Exercise objective: Print the lines from the one that contains "Rebuild this chart" to the one that contains "ax = fig.add_axes([55", inclusive, exactly as they appear, and please drop any pictures.
────────────────
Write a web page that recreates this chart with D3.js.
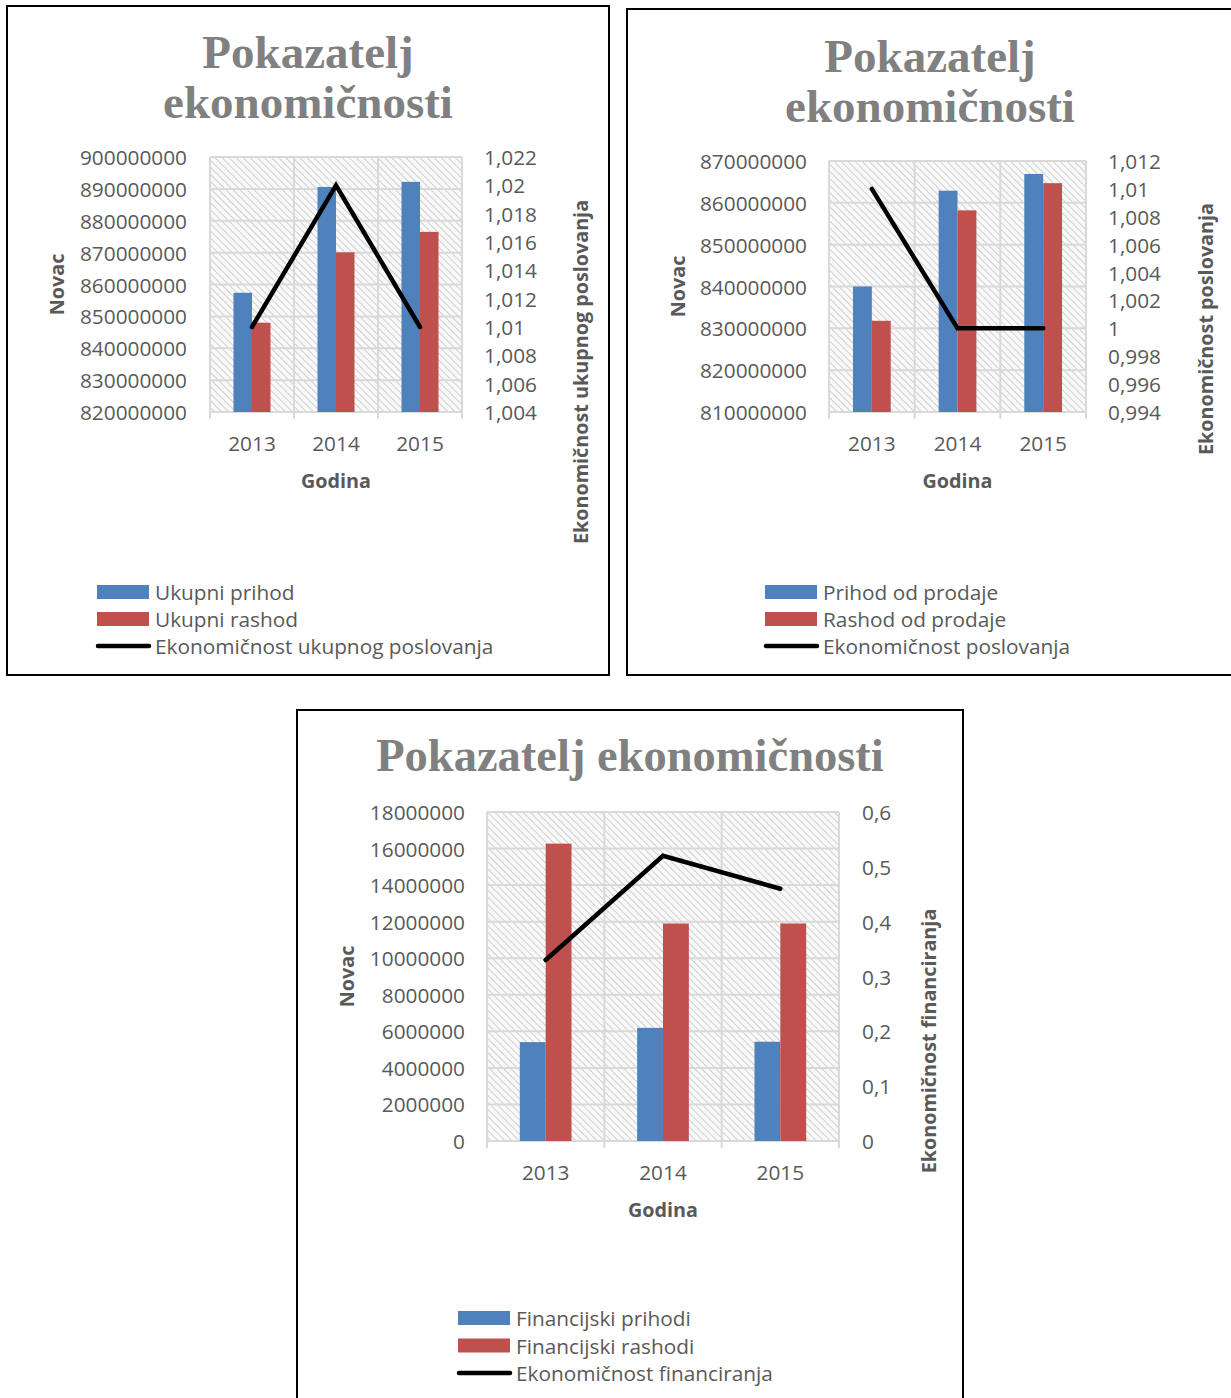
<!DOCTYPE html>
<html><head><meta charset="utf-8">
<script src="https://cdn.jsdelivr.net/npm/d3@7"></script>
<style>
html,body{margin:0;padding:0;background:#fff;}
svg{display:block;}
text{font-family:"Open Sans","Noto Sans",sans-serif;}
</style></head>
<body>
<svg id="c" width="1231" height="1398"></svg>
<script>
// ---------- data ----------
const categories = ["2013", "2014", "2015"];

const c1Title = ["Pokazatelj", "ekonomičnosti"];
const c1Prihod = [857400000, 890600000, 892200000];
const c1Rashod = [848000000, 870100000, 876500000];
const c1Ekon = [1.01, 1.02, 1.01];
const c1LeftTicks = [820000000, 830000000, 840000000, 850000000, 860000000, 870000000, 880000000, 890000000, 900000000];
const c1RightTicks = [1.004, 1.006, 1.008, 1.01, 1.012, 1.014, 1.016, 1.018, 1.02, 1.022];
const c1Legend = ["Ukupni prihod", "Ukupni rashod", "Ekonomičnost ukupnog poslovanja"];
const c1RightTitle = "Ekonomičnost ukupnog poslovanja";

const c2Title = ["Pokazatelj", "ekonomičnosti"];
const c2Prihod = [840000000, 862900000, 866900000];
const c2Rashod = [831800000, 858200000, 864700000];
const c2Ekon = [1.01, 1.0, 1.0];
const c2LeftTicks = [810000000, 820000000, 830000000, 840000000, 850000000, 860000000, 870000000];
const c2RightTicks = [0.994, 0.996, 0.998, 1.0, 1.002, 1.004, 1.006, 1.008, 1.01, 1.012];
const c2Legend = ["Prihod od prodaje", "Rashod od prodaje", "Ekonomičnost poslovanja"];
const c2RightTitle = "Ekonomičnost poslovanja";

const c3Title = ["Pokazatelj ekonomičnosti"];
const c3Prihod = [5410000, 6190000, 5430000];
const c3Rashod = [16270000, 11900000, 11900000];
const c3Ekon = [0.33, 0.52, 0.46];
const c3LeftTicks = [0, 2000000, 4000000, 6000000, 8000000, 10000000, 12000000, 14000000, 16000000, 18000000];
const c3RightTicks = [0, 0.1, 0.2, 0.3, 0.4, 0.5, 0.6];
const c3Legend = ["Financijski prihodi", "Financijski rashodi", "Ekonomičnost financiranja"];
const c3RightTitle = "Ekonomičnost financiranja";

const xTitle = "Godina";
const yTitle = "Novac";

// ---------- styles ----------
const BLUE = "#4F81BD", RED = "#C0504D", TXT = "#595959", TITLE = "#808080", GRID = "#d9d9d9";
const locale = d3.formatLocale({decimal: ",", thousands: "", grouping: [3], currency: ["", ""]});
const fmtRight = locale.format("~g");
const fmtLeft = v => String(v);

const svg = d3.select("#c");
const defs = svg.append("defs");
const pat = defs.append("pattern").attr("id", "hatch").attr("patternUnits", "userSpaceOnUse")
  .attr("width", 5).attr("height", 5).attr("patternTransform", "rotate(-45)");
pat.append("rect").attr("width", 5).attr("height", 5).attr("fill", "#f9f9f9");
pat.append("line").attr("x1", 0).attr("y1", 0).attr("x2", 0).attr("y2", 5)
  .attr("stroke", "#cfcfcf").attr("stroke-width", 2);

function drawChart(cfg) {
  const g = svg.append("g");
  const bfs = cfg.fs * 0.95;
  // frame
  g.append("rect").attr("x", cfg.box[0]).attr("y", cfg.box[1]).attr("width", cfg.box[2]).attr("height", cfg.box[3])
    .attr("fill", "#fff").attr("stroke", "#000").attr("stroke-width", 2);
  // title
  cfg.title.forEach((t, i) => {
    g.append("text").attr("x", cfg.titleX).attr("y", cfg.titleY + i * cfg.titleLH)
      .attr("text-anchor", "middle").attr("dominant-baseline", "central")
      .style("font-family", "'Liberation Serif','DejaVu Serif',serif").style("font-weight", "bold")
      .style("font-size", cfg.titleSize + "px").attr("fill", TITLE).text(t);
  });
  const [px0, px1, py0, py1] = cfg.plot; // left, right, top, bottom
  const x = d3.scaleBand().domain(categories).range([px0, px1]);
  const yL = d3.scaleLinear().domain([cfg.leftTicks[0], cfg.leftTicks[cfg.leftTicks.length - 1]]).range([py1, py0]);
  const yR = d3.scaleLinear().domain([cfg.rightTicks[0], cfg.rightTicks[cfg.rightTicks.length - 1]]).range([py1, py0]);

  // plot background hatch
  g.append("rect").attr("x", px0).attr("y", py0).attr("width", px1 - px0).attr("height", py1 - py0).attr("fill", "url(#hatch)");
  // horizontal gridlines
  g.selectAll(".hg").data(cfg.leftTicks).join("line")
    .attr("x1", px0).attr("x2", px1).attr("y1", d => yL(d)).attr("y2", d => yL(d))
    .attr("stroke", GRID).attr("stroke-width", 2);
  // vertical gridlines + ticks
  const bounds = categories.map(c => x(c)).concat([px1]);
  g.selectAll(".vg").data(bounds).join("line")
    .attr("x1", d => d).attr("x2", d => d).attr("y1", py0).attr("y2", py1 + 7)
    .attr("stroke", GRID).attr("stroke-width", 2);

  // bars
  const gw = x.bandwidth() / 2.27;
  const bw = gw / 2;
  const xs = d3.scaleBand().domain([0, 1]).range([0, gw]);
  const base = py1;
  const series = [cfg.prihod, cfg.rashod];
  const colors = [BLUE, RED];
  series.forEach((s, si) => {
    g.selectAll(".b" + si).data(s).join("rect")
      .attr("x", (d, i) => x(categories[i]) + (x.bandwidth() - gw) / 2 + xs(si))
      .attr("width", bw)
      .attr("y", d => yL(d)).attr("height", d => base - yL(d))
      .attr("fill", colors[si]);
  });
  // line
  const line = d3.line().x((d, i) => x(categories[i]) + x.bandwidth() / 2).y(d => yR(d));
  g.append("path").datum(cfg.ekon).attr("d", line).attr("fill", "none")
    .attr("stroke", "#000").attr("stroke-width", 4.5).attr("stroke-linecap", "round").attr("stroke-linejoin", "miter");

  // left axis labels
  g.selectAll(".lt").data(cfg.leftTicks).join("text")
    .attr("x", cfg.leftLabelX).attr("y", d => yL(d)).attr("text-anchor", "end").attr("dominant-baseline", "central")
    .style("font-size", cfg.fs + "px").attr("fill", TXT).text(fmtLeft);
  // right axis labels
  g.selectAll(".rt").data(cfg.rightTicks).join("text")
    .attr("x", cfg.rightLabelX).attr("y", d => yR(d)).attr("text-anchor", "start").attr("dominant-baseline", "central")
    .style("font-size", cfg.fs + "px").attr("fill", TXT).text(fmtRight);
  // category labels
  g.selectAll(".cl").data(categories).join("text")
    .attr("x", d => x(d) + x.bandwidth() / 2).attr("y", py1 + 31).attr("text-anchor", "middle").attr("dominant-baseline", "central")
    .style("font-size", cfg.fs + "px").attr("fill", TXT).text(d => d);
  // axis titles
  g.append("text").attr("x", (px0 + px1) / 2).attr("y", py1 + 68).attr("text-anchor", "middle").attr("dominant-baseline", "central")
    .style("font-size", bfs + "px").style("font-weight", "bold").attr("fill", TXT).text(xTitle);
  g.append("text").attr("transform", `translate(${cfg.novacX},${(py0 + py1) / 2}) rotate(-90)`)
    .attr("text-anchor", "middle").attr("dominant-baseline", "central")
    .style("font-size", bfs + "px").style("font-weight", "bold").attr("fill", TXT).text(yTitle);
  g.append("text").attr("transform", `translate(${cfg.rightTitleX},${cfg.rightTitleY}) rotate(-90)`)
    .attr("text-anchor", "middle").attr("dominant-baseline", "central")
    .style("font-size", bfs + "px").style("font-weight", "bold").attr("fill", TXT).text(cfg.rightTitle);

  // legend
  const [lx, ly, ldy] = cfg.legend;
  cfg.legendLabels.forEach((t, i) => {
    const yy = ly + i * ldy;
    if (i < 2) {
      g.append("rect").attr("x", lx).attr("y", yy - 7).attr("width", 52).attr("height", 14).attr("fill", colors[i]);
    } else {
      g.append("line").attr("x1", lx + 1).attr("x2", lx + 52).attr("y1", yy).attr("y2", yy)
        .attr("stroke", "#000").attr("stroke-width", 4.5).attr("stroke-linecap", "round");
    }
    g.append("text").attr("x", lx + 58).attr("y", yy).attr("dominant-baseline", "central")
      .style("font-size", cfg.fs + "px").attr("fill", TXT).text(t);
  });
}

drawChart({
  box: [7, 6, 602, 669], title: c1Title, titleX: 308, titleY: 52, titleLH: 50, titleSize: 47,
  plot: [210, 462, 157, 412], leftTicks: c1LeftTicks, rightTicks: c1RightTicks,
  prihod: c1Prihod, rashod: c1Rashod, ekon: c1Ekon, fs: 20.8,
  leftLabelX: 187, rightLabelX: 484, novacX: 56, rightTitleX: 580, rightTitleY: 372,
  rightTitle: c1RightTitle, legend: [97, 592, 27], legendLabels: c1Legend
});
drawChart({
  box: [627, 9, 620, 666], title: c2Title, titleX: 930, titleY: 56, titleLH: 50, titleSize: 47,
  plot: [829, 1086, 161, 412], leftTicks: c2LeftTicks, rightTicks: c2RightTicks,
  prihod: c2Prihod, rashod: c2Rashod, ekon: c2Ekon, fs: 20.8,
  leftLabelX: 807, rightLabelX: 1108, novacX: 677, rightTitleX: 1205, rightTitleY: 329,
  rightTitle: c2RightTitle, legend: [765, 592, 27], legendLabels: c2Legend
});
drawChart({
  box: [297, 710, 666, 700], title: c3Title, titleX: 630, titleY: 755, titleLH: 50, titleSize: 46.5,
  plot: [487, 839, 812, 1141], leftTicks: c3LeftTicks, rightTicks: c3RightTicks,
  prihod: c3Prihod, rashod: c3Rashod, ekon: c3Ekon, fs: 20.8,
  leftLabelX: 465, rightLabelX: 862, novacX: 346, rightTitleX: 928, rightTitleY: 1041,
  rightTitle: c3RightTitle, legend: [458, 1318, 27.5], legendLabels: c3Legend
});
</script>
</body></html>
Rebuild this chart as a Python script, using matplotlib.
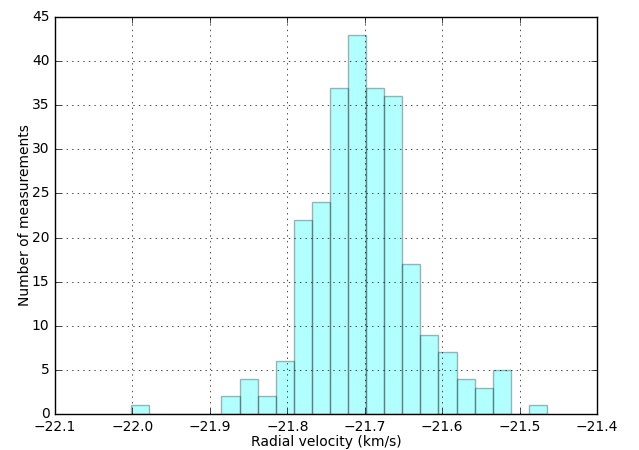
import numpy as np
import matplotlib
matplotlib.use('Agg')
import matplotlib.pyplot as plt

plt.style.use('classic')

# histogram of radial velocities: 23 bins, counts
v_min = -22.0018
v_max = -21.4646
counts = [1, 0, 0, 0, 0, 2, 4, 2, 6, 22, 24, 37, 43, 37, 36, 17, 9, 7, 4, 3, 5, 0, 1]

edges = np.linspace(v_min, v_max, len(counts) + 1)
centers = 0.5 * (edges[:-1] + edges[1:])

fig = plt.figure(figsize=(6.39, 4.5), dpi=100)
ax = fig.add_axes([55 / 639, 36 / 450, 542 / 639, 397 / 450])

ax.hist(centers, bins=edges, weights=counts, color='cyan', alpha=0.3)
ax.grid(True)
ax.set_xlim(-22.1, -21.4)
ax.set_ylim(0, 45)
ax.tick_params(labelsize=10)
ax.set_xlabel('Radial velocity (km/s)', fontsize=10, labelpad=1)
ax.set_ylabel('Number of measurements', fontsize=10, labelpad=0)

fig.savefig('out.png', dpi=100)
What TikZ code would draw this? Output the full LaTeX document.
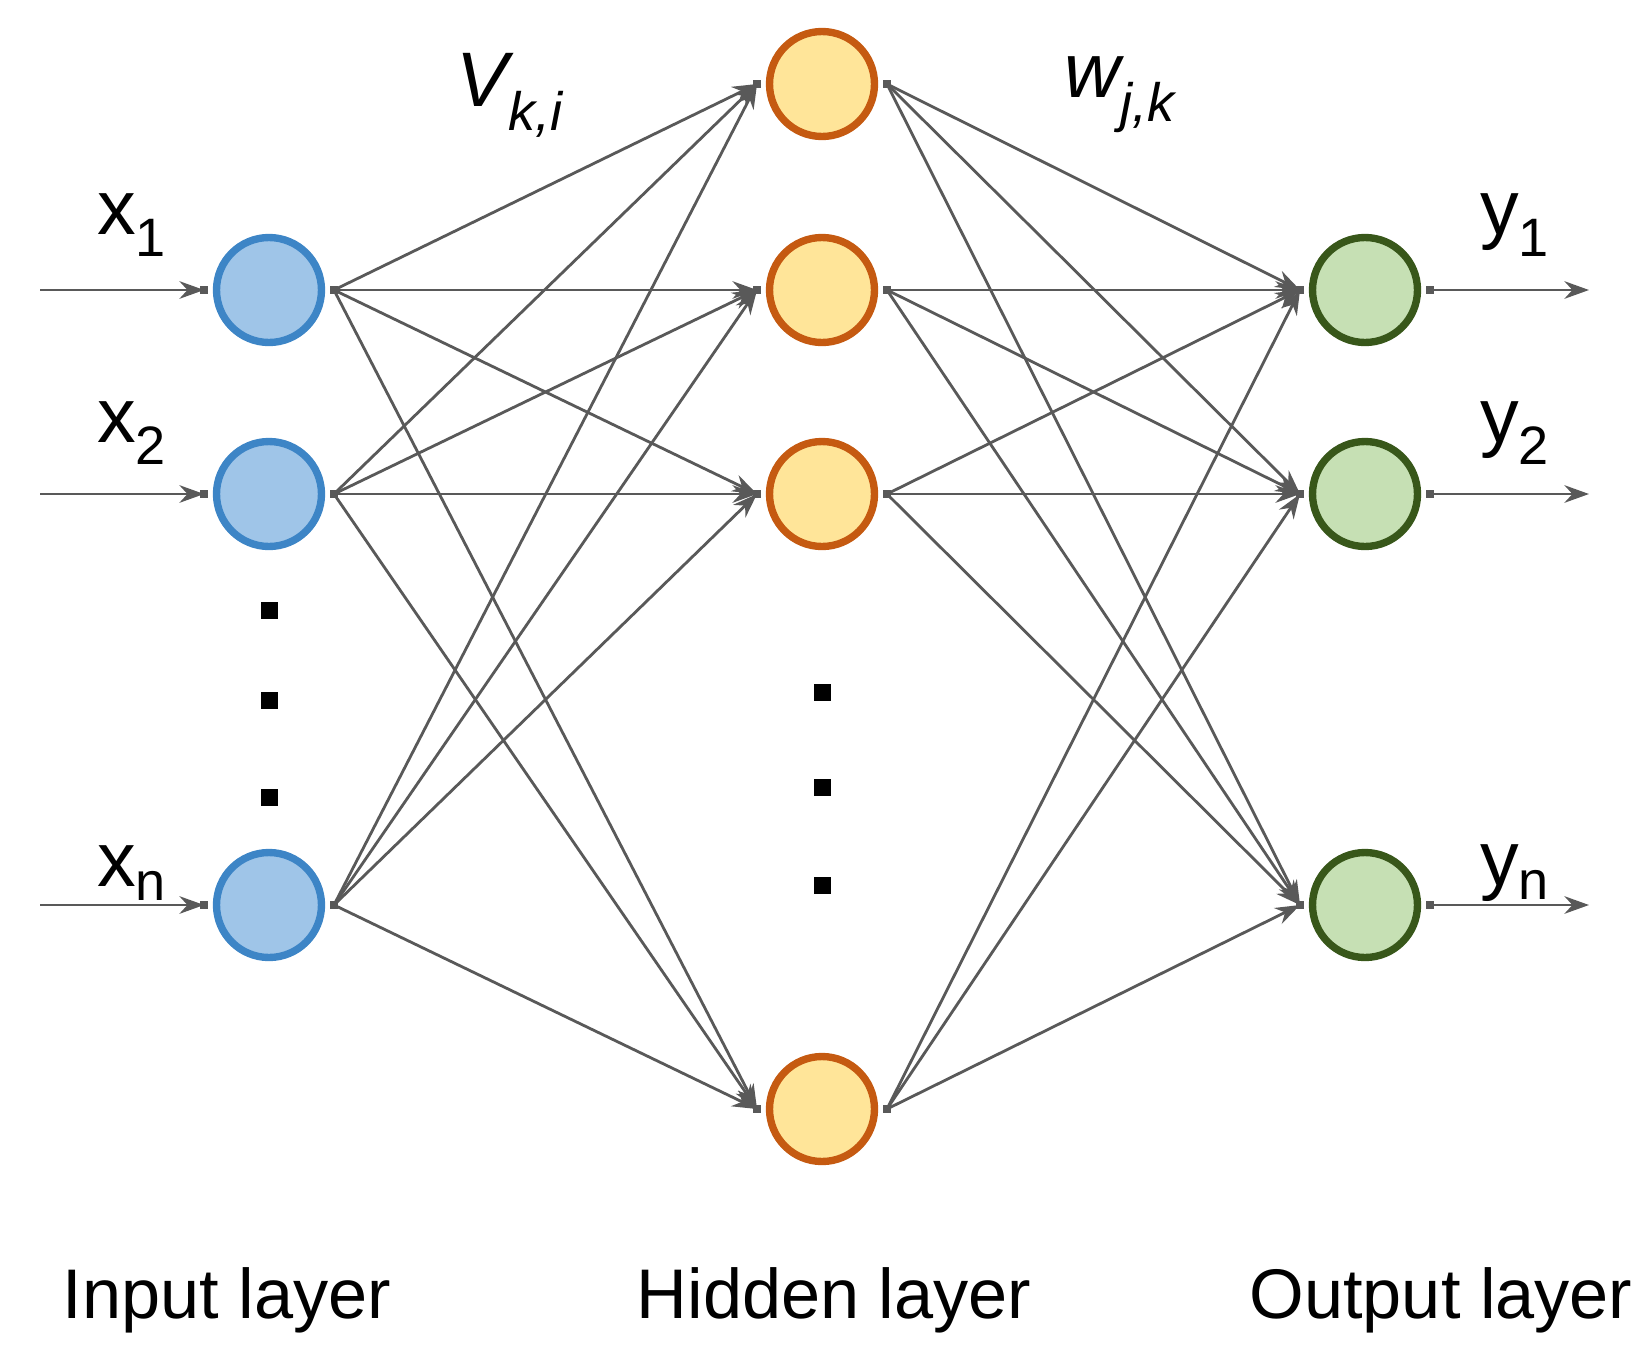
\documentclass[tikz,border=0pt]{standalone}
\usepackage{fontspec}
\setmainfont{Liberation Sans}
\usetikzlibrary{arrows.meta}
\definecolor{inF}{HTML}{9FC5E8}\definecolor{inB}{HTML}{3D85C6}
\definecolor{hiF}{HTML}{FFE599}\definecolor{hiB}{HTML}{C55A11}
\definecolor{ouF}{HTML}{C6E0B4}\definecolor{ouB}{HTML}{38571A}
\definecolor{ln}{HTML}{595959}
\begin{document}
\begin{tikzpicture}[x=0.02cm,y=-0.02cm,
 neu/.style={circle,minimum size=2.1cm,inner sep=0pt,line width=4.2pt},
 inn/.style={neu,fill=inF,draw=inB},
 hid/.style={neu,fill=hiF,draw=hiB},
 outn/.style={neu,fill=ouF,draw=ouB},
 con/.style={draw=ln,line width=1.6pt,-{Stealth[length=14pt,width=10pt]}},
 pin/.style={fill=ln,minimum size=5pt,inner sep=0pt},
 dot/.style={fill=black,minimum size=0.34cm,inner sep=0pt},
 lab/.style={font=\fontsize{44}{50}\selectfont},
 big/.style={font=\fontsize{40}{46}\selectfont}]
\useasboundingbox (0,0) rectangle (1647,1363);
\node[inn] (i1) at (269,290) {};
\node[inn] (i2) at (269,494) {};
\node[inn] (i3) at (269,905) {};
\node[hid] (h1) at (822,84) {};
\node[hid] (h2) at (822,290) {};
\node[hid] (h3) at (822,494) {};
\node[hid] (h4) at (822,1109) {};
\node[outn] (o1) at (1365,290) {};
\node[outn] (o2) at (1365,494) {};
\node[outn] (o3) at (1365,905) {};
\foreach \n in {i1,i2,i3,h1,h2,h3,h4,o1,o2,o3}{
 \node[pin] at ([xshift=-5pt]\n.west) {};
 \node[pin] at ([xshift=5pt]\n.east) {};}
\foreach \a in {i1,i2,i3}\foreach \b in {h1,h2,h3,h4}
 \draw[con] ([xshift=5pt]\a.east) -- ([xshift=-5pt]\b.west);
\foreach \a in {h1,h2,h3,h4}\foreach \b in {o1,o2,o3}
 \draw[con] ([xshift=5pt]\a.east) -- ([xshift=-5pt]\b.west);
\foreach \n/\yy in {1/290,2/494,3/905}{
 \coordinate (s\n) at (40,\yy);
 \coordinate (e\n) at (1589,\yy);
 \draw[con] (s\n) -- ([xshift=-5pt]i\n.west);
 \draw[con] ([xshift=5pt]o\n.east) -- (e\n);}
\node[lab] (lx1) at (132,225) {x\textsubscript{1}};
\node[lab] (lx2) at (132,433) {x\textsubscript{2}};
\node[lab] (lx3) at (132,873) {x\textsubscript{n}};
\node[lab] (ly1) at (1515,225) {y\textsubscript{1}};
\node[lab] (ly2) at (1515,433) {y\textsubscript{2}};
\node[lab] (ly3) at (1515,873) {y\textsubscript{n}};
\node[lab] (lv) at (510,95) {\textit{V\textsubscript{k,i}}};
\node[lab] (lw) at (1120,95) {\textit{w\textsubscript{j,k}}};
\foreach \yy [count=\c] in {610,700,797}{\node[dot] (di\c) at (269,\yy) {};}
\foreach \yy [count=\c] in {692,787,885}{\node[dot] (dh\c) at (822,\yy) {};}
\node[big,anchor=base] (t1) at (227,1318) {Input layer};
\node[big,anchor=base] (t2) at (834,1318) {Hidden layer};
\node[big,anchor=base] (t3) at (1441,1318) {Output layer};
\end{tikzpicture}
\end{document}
────────────────
Task solution:
Rebuild this chart as a Python script, using matplotlib.
import numpy as np
import matplotlib
matplotlib.use('Agg')
import matplotlib.pyplot as plt

plt.style.use('classic')

# histogram of radial velocities: 23 bins, counts
v_min = -22.0018
v_max = -21.4646
counts = [1, 0, 0, 0, 0, 2, 4, 2, 6, 22, 24, 37, 43, 37, 36, 17, 9, 7, 4, 3, 5, 0, 1]

edges = np.linspace(v_min, v_max, len(counts) + 1)
centers = 0.5 * (edges[:-1] + edges[1:])

fig = plt.figure(figsize=(6.39, 4.5), dpi=100)
ax = fig.add_axes([55 / 639, 36 / 450, 542 / 639, 397 / 450])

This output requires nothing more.